[Source code of charts]
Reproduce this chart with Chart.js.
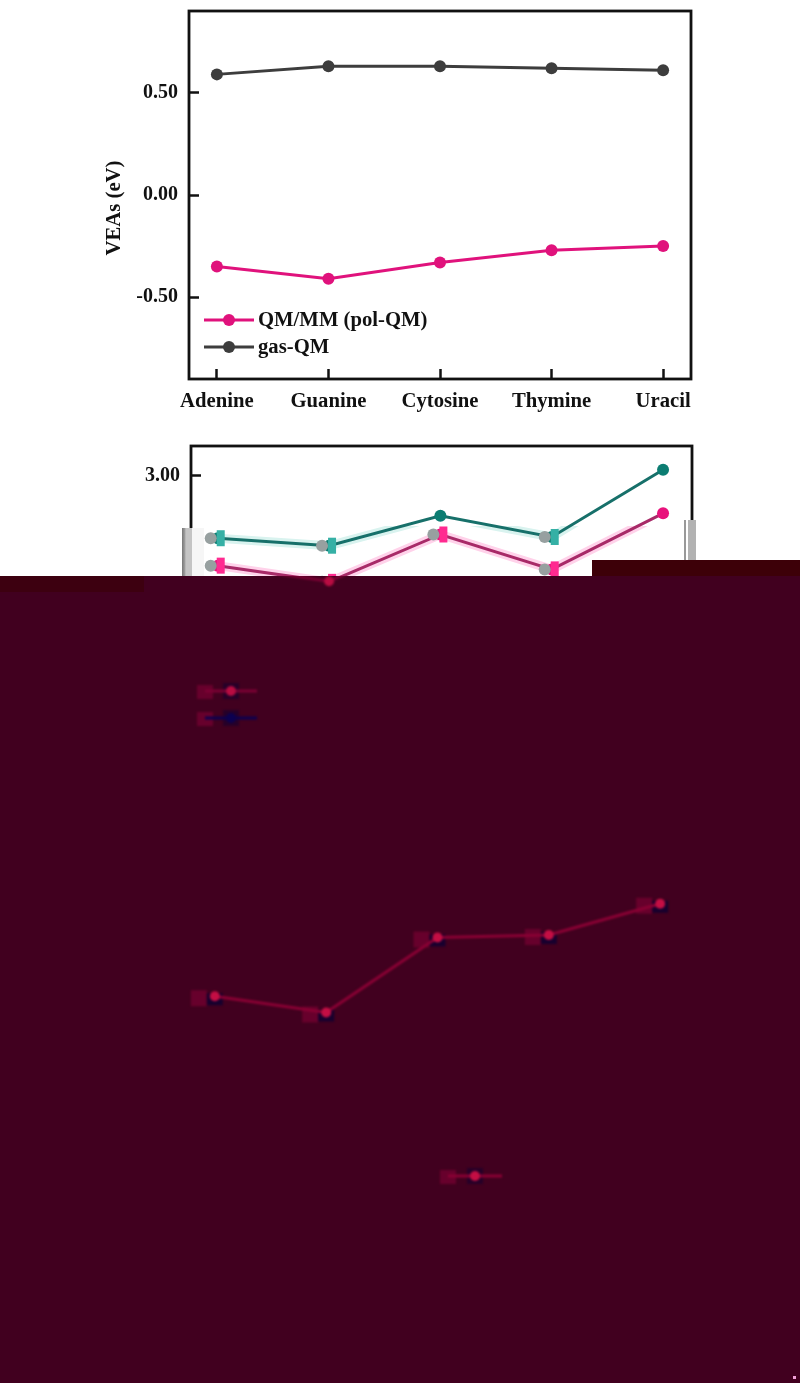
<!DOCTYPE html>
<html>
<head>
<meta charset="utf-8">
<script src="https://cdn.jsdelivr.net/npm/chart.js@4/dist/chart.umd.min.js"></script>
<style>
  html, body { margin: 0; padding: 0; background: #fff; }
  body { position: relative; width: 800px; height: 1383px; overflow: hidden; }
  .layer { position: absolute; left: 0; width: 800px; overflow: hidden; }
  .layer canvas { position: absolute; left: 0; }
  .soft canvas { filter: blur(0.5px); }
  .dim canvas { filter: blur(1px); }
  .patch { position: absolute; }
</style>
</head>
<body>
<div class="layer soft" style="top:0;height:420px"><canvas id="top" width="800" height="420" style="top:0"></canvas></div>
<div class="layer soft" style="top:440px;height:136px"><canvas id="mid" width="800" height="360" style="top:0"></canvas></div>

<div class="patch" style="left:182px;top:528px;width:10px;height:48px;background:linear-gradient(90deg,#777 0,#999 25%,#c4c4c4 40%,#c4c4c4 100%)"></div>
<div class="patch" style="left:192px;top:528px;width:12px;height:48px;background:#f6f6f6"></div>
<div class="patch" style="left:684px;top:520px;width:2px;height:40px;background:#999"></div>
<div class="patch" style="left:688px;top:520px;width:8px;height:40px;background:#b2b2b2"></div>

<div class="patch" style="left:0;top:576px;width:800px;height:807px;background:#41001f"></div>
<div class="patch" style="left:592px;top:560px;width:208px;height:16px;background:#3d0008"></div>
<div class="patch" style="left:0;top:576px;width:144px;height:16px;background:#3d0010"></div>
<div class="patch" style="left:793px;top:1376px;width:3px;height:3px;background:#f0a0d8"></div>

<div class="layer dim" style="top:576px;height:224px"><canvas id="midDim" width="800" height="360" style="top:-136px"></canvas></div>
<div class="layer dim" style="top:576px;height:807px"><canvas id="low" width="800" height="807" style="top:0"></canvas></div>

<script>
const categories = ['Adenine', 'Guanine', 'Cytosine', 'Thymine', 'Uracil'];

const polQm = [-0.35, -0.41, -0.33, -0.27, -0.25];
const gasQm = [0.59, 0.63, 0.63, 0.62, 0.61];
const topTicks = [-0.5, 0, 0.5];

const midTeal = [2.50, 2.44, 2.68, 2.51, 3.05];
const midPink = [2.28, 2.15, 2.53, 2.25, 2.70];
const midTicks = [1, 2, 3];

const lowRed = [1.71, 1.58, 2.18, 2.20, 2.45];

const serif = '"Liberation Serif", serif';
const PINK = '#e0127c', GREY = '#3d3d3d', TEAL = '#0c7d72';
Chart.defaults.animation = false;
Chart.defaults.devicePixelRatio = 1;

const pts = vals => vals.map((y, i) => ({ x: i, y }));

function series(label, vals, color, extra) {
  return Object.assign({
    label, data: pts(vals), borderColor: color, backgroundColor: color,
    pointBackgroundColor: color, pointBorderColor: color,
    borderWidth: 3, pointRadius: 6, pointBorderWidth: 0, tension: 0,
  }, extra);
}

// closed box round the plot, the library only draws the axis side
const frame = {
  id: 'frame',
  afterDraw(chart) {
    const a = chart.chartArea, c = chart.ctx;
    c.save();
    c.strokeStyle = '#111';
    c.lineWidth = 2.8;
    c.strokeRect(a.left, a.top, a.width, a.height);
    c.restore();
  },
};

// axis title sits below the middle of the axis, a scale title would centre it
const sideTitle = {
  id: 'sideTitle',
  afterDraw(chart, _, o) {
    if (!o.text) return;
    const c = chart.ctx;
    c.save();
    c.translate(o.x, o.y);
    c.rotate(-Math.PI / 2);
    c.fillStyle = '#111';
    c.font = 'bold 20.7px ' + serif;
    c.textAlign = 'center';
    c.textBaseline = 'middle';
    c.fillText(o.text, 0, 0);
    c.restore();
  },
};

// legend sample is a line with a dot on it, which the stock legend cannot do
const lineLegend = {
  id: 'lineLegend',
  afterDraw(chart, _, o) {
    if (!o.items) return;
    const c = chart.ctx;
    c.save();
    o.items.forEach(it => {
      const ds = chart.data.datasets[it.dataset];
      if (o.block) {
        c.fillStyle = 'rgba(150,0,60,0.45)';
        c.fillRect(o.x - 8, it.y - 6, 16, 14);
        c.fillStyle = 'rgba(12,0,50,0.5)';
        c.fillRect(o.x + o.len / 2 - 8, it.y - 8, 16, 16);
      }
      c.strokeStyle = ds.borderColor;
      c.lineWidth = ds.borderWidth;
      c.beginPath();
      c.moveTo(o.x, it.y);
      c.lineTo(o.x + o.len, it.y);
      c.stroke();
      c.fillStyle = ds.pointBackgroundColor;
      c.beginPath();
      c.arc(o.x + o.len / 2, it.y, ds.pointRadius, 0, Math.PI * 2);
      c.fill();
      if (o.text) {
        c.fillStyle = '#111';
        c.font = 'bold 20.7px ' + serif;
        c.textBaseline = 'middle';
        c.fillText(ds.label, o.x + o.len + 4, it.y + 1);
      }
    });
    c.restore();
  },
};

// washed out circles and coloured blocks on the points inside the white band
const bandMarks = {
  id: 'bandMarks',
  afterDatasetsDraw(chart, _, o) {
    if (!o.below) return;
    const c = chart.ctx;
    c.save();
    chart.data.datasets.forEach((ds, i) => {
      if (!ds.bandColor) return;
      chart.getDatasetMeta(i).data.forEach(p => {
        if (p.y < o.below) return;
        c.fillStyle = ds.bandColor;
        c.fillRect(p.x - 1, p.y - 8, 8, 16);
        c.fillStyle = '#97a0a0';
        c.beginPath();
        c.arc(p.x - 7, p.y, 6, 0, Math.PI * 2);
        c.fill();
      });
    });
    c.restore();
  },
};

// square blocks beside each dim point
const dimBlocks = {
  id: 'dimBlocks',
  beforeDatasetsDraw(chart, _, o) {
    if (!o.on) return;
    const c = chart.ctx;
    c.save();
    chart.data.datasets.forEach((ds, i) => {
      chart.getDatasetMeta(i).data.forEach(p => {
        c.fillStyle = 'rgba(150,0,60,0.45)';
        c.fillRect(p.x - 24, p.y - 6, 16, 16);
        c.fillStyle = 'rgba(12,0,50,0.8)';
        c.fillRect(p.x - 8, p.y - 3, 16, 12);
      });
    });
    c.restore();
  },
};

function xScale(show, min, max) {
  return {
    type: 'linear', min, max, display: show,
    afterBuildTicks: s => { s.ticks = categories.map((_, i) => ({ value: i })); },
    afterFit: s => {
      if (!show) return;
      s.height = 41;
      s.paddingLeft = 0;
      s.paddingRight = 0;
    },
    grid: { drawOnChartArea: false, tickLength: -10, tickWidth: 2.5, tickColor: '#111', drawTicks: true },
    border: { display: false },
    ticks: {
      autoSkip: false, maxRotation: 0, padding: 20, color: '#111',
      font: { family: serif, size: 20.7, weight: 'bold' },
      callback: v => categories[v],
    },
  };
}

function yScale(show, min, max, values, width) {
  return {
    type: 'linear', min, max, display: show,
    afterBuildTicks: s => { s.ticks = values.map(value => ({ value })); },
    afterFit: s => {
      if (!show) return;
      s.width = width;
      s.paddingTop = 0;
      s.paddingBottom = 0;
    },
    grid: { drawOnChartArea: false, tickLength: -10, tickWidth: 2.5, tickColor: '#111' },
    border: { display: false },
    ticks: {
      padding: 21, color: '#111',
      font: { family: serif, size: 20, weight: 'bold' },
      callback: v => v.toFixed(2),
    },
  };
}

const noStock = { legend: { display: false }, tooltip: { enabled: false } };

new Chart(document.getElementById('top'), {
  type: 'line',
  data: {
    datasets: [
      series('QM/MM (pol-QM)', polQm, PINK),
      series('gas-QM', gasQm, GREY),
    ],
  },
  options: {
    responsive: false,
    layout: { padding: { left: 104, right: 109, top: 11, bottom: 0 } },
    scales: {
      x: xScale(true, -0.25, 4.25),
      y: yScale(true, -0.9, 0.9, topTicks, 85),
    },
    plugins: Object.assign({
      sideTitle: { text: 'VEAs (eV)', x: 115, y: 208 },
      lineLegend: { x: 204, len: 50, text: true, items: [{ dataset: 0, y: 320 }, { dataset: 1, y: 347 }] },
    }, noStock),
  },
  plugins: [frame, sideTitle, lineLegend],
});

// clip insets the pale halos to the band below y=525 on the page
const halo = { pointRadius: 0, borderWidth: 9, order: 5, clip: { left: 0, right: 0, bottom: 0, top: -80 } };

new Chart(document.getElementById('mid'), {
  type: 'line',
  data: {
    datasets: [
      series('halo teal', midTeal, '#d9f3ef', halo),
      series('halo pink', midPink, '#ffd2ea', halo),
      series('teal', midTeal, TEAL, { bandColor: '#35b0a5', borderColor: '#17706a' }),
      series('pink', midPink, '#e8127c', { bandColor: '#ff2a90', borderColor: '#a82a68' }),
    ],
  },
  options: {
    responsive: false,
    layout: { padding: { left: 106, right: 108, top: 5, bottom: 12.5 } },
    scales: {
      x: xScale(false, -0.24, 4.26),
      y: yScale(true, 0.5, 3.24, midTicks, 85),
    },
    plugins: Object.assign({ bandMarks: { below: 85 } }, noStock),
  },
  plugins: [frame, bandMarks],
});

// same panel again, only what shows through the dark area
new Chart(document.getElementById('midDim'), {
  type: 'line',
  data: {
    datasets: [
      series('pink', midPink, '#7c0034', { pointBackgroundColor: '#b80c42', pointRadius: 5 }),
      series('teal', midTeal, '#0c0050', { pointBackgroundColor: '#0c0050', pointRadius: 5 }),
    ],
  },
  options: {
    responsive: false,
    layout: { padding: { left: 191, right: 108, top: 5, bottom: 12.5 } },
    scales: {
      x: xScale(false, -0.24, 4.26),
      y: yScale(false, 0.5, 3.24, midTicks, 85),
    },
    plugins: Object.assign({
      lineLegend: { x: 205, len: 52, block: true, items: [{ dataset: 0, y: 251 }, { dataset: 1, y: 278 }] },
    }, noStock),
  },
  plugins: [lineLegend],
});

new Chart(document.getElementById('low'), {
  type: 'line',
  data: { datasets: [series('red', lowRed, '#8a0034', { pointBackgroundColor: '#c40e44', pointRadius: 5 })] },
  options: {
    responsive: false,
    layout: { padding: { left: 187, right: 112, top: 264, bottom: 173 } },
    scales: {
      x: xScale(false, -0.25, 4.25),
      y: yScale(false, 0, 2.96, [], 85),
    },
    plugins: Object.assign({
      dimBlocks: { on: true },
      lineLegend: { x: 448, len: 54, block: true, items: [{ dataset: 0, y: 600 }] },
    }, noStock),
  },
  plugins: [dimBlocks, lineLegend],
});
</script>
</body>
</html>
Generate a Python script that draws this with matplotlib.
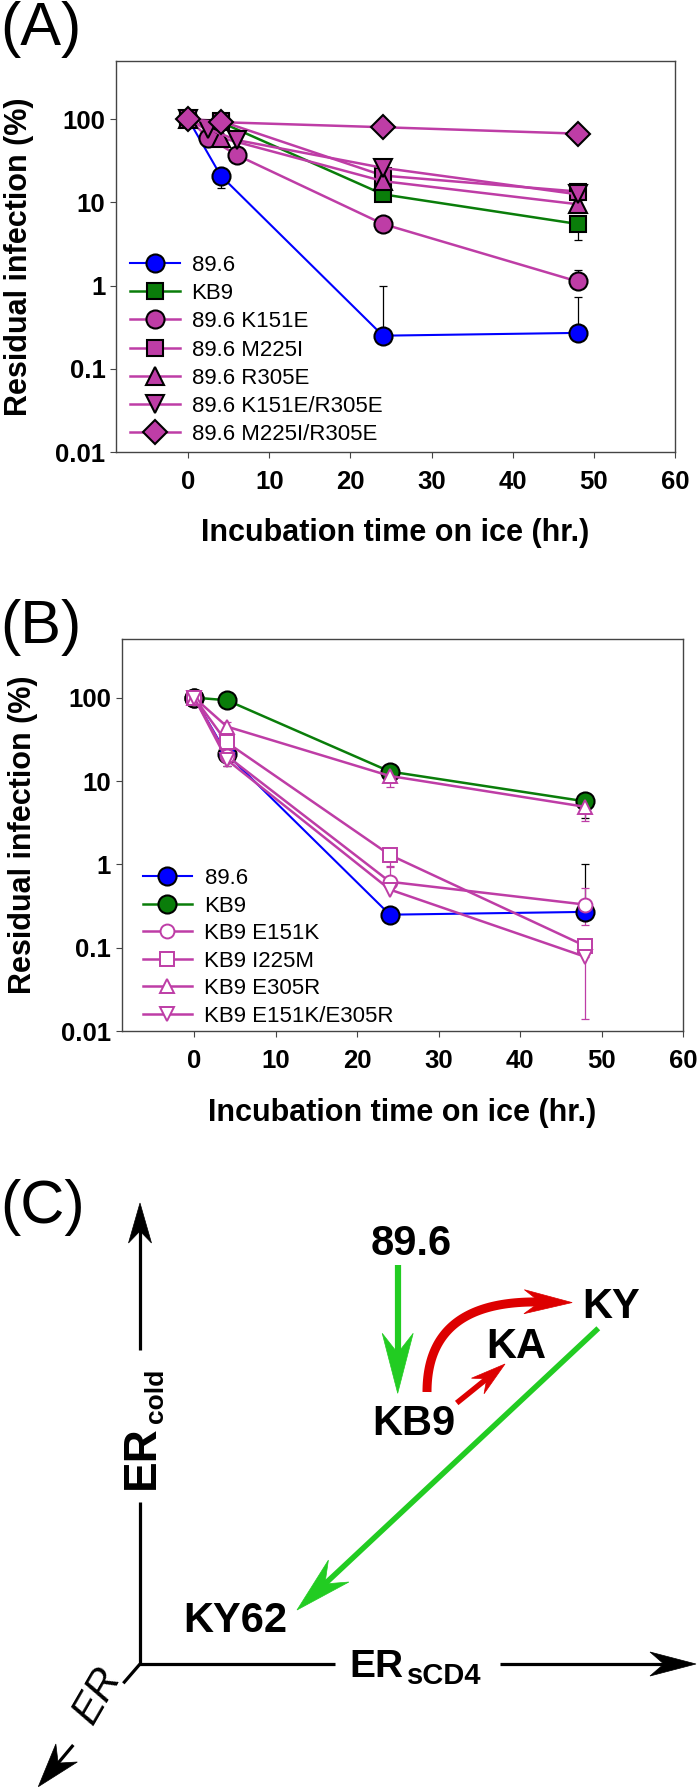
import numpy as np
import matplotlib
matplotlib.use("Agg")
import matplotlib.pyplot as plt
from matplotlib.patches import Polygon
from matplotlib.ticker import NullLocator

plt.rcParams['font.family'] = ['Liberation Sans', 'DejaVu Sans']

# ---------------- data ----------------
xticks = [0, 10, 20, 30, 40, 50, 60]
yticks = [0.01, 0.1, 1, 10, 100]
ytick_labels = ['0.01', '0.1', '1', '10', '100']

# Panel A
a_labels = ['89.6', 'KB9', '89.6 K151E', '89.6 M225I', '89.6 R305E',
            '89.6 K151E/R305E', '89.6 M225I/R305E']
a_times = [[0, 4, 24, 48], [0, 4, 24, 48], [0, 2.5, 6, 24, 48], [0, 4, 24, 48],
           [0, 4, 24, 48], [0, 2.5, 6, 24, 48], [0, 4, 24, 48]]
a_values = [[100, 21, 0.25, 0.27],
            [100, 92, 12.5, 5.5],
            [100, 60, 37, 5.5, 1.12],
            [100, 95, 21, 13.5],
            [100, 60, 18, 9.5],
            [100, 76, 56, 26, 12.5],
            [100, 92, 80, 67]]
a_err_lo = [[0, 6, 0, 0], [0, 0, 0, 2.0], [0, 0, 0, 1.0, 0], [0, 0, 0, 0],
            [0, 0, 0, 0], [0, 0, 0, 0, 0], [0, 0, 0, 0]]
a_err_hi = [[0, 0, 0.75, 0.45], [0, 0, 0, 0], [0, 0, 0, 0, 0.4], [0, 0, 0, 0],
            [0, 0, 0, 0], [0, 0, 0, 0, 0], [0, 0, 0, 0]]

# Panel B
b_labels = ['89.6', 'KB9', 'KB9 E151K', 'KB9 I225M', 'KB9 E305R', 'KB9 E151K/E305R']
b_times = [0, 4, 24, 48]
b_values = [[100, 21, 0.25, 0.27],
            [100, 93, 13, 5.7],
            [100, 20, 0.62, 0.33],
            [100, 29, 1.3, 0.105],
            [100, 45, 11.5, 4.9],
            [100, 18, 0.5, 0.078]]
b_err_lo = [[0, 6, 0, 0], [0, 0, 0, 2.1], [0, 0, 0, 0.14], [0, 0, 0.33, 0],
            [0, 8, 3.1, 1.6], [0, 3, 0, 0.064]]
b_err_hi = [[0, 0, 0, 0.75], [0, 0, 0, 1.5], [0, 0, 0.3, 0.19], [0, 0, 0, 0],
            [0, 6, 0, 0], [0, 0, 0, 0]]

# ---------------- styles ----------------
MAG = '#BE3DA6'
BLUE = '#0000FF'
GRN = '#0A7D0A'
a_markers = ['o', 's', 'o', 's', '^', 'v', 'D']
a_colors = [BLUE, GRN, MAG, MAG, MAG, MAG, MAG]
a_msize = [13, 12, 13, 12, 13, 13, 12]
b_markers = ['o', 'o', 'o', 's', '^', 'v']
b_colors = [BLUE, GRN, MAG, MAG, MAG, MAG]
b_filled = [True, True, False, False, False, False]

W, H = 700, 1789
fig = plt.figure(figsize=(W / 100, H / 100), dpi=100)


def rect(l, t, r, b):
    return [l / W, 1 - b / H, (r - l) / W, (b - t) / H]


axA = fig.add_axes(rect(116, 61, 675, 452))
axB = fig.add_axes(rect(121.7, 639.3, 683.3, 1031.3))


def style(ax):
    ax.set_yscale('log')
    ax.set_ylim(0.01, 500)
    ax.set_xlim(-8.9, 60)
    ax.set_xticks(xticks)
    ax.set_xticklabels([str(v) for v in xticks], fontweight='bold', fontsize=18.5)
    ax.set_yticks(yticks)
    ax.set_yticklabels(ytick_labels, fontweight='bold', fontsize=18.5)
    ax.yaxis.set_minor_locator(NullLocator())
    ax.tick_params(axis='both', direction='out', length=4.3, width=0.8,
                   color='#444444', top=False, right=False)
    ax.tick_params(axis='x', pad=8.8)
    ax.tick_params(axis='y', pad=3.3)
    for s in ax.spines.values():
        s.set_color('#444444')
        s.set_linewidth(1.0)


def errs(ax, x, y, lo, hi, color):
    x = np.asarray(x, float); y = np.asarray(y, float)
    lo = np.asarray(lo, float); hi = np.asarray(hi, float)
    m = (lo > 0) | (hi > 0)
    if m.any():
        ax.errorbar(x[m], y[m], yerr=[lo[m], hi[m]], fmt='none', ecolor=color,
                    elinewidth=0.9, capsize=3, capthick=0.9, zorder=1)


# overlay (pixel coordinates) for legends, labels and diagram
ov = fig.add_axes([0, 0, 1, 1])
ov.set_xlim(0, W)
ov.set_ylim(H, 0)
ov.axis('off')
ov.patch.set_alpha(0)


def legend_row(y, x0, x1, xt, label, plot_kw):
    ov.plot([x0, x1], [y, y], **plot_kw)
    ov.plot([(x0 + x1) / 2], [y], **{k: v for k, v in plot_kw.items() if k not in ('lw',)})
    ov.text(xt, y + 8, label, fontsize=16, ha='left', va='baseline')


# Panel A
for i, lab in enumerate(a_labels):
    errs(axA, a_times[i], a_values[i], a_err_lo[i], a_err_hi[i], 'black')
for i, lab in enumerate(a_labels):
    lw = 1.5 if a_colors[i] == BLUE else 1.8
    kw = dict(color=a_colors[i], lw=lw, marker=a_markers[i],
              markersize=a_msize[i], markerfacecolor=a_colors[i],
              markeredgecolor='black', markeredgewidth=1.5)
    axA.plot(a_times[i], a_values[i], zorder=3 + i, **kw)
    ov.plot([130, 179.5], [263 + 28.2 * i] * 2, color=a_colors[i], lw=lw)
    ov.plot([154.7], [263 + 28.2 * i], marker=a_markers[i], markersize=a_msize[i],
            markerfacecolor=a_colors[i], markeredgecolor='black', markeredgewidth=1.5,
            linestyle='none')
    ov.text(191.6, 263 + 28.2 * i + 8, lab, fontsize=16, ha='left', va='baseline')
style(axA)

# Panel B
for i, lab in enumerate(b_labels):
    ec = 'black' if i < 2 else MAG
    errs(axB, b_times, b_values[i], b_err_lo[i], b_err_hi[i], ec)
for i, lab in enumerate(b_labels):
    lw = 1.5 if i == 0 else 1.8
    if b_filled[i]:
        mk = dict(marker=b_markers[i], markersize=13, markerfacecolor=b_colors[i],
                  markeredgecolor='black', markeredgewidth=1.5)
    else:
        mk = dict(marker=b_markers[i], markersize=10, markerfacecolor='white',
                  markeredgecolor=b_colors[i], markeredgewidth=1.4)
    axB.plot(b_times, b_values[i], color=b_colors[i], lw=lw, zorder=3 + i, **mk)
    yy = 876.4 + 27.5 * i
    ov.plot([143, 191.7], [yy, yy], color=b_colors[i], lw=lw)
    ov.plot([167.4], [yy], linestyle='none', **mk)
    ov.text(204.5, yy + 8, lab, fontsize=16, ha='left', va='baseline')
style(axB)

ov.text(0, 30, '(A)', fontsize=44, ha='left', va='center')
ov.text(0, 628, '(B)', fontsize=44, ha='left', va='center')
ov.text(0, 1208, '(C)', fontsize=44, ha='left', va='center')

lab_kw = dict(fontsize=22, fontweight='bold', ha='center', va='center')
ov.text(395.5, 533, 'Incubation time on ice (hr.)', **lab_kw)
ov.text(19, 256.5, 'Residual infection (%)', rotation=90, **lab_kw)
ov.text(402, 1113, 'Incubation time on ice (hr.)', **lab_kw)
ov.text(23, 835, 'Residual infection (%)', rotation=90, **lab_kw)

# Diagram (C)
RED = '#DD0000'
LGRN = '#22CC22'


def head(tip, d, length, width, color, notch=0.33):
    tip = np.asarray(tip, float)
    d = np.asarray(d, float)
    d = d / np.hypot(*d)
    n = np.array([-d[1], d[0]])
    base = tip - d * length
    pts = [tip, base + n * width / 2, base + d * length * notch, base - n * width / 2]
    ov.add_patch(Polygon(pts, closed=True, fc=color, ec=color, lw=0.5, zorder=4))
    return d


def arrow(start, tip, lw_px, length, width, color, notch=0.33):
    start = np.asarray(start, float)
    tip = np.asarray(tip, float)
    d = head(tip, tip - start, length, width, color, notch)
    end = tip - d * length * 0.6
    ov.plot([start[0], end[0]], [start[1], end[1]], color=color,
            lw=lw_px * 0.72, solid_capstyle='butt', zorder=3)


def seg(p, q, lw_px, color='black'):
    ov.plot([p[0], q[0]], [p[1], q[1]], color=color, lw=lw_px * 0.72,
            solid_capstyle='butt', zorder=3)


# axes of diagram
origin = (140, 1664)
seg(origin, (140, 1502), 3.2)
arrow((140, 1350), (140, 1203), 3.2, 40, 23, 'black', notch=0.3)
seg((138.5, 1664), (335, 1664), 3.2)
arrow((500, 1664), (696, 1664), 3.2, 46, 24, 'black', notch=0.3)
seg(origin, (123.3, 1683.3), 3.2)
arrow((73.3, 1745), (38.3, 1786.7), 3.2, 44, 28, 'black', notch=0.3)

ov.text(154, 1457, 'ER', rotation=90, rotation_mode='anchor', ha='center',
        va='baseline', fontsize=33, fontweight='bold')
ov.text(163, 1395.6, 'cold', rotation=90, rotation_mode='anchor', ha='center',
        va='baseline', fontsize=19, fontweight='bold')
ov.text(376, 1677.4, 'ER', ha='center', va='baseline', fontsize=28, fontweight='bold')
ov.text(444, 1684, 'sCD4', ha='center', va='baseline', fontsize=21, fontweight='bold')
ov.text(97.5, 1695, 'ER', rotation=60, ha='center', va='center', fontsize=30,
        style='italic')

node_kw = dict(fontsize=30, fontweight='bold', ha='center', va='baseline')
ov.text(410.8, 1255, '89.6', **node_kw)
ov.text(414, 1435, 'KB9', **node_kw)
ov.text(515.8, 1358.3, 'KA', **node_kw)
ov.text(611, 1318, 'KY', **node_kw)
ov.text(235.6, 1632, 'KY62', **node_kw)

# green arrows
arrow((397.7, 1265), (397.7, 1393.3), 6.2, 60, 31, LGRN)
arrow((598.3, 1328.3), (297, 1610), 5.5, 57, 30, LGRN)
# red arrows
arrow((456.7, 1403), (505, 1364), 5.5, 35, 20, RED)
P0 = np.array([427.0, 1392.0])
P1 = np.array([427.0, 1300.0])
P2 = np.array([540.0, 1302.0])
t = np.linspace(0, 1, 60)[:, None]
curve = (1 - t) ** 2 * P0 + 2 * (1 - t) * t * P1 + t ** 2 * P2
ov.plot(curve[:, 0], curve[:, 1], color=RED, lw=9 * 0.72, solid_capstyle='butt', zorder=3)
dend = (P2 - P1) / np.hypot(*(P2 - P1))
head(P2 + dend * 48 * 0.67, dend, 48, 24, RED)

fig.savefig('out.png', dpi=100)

### Brief
Only the lines starting at the line with "Generate a Python" and ending at the line with "ytick_labels = ['0.01', '0.1', '1', '10', '100']" should be printed again, exactly and with both ends kept; omit the pictures.

### Complete answer
Generate a Python script that draws this with matplotlib.
import numpy as np
import matplotlib
matplotlib.use("Agg")
import matplotlib.pyplot as plt
from matplotlib.patches import Polygon
from matplotlib.ticker import NullLocator

plt.rcParams['font.family'] = ['Liberation Sans', 'DejaVu Sans']

# ---------------- data ----------------
xticks = [0, 10, 20, 30, 40, 50, 60]
yticks = [0.01, 0.1, 1, 10, 100]
ytick_labels = ['0.01', '0.1', '1', '10', '100']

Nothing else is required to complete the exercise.